Identify every line containing the word "this" and reproduce each one.

### EXERCISE MATERIALS
--------------------
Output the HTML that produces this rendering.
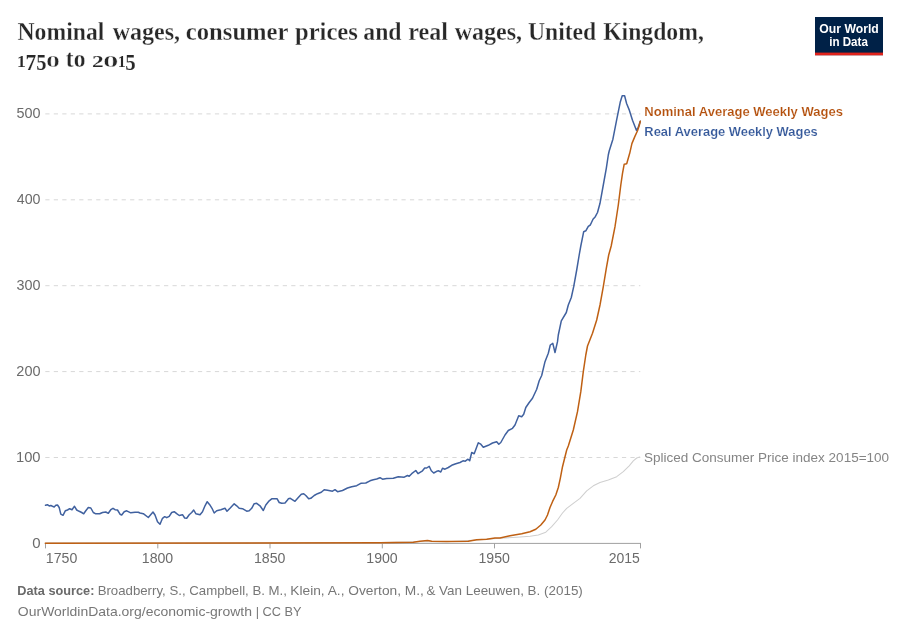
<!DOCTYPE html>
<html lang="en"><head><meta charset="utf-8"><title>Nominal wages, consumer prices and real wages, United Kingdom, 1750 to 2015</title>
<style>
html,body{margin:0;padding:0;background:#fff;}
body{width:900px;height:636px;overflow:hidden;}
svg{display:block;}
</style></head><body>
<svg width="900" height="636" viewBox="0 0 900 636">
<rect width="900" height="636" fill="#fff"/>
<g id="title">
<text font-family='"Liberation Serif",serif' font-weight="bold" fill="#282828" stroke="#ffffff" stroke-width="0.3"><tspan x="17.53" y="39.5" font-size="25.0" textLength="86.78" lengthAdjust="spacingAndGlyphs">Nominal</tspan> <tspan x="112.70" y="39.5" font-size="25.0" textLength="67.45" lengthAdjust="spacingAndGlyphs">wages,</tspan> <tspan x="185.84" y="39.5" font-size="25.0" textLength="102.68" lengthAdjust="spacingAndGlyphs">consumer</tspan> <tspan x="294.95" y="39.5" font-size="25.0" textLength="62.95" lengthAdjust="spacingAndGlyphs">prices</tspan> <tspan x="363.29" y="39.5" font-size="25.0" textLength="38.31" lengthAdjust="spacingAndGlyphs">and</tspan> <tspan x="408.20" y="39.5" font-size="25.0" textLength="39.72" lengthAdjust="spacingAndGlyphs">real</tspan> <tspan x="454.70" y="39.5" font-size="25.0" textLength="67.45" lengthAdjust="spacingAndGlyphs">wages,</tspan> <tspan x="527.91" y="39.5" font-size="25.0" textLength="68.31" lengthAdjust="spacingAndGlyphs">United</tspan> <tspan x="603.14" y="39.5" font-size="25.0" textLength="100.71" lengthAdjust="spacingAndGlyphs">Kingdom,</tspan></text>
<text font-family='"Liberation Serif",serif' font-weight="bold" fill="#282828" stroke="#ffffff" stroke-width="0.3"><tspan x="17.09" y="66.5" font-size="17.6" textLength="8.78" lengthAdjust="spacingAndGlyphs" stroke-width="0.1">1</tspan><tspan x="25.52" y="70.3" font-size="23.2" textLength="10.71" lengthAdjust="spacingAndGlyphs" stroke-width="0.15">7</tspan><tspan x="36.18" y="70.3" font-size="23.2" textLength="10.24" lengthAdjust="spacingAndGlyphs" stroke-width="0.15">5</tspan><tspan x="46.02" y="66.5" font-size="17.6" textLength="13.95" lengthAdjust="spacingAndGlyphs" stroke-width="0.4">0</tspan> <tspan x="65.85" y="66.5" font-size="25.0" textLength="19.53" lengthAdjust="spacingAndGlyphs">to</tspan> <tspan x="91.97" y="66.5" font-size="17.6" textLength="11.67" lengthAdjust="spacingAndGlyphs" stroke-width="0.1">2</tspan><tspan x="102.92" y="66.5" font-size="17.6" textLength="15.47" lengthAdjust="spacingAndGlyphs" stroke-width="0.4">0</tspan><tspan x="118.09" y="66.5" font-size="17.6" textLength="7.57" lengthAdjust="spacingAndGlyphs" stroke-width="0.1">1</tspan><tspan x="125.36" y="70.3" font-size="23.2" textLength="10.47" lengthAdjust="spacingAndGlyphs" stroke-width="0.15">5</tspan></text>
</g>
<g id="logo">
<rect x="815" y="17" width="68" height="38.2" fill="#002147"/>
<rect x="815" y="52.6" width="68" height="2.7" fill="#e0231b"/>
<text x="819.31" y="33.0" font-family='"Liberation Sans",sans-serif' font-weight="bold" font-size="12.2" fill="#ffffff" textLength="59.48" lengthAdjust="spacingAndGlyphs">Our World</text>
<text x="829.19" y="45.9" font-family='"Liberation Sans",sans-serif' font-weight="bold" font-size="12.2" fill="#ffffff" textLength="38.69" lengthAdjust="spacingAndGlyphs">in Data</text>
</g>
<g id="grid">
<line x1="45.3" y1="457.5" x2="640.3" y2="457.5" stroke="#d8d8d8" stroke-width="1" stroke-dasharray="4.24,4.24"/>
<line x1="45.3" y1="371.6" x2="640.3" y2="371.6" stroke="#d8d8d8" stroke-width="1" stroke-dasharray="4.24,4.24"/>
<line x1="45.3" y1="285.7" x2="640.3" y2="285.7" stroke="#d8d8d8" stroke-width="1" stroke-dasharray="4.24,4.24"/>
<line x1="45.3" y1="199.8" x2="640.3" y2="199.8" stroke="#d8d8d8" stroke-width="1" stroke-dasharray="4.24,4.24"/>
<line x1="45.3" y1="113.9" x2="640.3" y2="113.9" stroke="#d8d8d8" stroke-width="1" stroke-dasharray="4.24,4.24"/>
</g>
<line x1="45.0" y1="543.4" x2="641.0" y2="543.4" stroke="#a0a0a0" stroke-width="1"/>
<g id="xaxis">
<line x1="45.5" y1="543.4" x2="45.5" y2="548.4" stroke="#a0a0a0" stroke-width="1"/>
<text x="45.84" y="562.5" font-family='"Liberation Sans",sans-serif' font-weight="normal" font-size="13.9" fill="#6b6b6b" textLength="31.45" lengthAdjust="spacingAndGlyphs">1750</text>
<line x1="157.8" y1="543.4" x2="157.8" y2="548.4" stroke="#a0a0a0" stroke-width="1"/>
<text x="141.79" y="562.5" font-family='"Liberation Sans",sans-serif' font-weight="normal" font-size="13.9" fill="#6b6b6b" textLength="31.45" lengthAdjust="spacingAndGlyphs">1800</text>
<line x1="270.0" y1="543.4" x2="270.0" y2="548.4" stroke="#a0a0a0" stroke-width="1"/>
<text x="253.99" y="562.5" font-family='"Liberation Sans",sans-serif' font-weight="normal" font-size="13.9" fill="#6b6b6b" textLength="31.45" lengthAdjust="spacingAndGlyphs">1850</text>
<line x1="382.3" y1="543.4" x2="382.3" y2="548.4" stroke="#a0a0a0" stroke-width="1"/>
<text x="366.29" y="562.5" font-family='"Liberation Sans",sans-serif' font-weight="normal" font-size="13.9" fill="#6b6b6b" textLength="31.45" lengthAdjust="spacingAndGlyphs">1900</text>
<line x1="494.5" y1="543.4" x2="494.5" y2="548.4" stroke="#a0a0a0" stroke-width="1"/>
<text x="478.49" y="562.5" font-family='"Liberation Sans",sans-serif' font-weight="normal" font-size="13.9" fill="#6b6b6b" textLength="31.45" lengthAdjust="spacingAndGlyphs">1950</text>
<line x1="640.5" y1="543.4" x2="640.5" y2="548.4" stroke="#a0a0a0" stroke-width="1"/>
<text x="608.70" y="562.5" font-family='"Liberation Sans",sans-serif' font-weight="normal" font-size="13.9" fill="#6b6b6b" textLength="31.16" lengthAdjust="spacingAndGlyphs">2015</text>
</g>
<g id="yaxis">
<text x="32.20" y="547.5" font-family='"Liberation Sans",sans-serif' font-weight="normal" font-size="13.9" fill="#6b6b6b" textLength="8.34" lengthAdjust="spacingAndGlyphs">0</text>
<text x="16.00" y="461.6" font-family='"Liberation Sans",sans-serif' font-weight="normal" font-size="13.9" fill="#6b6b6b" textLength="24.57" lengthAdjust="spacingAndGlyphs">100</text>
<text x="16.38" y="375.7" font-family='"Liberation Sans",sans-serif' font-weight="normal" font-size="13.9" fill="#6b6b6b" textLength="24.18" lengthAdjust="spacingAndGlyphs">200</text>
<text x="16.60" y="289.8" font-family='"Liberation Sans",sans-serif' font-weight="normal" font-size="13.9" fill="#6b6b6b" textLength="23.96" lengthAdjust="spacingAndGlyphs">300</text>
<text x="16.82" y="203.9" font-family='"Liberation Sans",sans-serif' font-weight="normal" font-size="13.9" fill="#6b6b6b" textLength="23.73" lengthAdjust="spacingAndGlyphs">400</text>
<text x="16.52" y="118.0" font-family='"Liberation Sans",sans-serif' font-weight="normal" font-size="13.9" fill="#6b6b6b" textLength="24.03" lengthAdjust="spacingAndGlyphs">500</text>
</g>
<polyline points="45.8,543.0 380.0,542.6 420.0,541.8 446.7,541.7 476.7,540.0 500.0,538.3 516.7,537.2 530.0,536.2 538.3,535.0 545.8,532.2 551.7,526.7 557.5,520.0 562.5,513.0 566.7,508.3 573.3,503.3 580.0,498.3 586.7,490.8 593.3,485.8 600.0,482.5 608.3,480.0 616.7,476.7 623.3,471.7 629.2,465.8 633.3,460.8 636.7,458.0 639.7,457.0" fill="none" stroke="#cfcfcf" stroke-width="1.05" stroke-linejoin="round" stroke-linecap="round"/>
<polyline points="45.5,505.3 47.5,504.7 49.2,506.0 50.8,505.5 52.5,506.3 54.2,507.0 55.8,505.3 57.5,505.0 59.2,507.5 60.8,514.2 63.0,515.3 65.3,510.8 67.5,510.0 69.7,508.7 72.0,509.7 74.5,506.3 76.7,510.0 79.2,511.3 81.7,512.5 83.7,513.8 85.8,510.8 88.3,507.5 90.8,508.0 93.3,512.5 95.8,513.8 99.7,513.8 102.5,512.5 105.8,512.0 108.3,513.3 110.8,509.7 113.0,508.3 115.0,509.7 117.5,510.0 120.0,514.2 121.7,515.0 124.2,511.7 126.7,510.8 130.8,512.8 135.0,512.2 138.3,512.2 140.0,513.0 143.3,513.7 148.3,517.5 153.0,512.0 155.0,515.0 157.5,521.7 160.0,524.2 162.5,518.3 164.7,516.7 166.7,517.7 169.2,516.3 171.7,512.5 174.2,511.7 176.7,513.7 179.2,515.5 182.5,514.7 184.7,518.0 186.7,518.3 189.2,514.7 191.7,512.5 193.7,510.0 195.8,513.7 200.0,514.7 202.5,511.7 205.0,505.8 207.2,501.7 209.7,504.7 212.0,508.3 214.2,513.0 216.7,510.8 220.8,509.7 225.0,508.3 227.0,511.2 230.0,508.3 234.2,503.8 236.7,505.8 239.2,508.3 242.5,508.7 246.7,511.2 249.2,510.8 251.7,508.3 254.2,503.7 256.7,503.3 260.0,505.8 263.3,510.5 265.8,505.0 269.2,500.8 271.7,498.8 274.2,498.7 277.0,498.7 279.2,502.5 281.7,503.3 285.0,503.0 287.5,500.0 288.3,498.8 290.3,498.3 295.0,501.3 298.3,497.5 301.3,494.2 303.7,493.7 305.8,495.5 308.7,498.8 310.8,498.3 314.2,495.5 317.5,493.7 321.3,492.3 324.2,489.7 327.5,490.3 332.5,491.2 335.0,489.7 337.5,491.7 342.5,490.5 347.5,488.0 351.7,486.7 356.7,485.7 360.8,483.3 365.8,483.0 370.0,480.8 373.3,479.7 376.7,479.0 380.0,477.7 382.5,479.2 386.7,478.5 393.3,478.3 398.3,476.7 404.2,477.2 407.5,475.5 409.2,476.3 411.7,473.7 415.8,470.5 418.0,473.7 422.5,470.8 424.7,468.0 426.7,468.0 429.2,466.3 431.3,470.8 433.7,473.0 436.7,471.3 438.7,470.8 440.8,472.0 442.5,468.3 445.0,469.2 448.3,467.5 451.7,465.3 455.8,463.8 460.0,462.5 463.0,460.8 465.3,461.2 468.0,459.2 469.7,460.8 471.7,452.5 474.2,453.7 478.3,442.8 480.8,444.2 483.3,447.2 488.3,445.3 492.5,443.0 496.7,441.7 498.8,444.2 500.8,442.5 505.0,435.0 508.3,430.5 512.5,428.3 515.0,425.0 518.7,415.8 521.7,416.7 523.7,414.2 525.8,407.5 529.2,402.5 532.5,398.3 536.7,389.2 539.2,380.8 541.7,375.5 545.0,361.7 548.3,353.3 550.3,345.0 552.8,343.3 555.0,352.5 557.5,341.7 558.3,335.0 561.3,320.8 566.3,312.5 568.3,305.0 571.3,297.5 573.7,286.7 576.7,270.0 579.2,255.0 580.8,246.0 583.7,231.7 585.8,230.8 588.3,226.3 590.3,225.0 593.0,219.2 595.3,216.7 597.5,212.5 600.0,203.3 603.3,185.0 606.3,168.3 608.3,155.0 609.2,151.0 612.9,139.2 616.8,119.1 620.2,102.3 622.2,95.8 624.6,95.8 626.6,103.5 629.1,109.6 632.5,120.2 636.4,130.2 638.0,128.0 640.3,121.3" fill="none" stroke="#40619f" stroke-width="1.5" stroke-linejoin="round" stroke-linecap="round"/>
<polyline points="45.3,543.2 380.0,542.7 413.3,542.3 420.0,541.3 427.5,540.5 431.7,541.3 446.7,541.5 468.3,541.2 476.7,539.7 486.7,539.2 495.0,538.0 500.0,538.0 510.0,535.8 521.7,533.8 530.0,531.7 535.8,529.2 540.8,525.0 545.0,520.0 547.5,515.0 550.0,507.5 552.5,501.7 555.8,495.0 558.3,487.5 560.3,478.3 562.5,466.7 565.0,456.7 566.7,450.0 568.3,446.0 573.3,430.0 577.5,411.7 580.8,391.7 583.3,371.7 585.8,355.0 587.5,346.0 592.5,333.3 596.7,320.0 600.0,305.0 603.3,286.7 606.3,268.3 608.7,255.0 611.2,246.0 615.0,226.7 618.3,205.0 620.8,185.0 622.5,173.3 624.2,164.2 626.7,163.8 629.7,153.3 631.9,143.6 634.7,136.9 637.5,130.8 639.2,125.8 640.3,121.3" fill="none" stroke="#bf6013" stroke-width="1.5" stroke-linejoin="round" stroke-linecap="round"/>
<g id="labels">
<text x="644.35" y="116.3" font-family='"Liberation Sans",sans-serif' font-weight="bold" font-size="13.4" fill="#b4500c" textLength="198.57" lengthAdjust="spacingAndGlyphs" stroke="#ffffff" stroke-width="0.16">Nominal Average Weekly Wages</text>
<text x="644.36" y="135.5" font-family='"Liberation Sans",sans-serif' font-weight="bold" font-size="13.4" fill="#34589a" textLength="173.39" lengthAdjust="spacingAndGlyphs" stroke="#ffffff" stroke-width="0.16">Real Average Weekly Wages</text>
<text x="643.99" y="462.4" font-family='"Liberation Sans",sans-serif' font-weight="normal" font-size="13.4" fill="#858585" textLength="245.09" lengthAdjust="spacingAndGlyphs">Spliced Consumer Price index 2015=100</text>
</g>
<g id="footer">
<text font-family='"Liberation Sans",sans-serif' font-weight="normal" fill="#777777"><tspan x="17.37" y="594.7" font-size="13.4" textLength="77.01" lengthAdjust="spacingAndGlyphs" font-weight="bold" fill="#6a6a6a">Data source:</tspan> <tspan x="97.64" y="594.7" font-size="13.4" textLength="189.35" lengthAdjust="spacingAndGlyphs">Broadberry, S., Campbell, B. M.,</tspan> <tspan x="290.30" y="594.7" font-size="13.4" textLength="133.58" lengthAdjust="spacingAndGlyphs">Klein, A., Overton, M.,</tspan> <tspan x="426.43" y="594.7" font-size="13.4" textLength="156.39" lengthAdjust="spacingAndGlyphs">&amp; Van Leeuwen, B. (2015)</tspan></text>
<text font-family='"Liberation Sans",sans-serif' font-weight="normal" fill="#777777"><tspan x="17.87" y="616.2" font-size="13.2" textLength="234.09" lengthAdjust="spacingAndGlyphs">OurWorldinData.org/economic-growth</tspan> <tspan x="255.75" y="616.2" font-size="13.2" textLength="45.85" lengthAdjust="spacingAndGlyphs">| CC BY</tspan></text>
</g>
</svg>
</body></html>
--------------------
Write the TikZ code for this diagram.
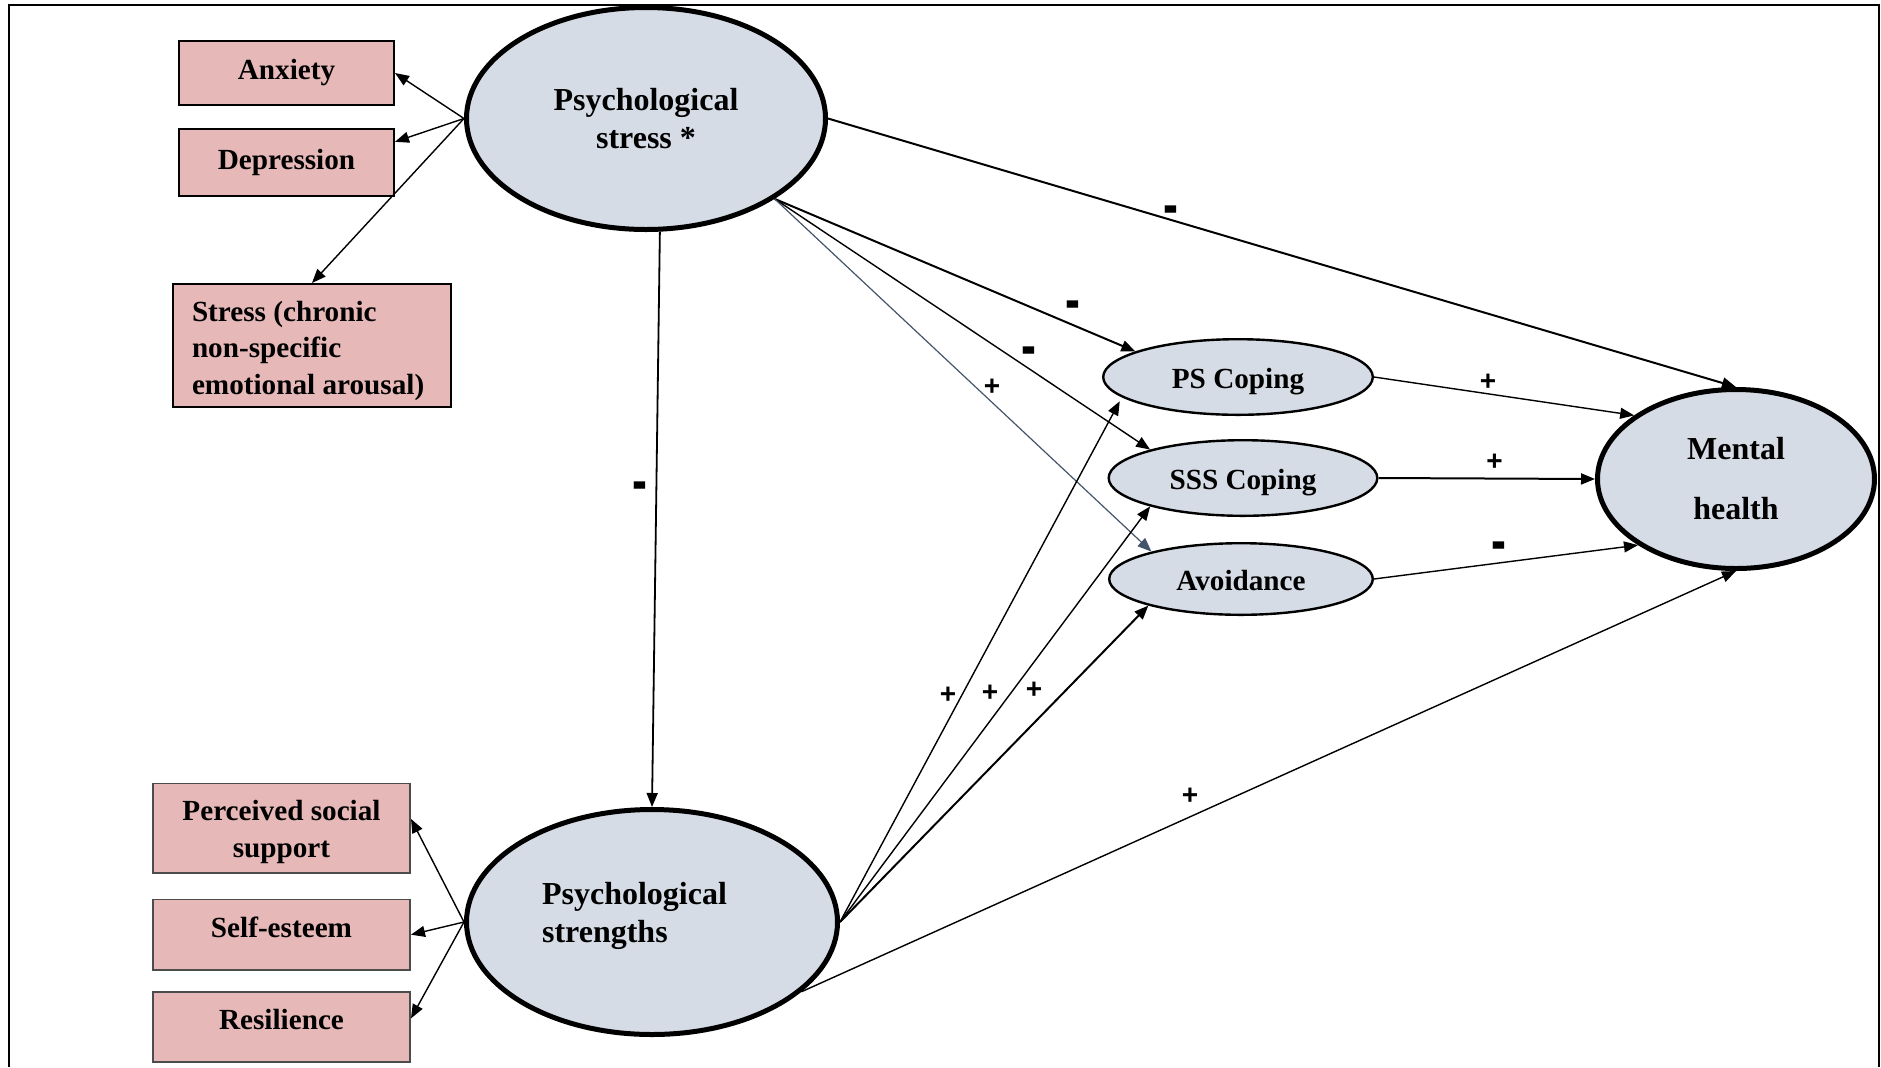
--------------------
### TASK RESULT
Output the HTML that produces this rendering.
Write the TikZ code for this diagram.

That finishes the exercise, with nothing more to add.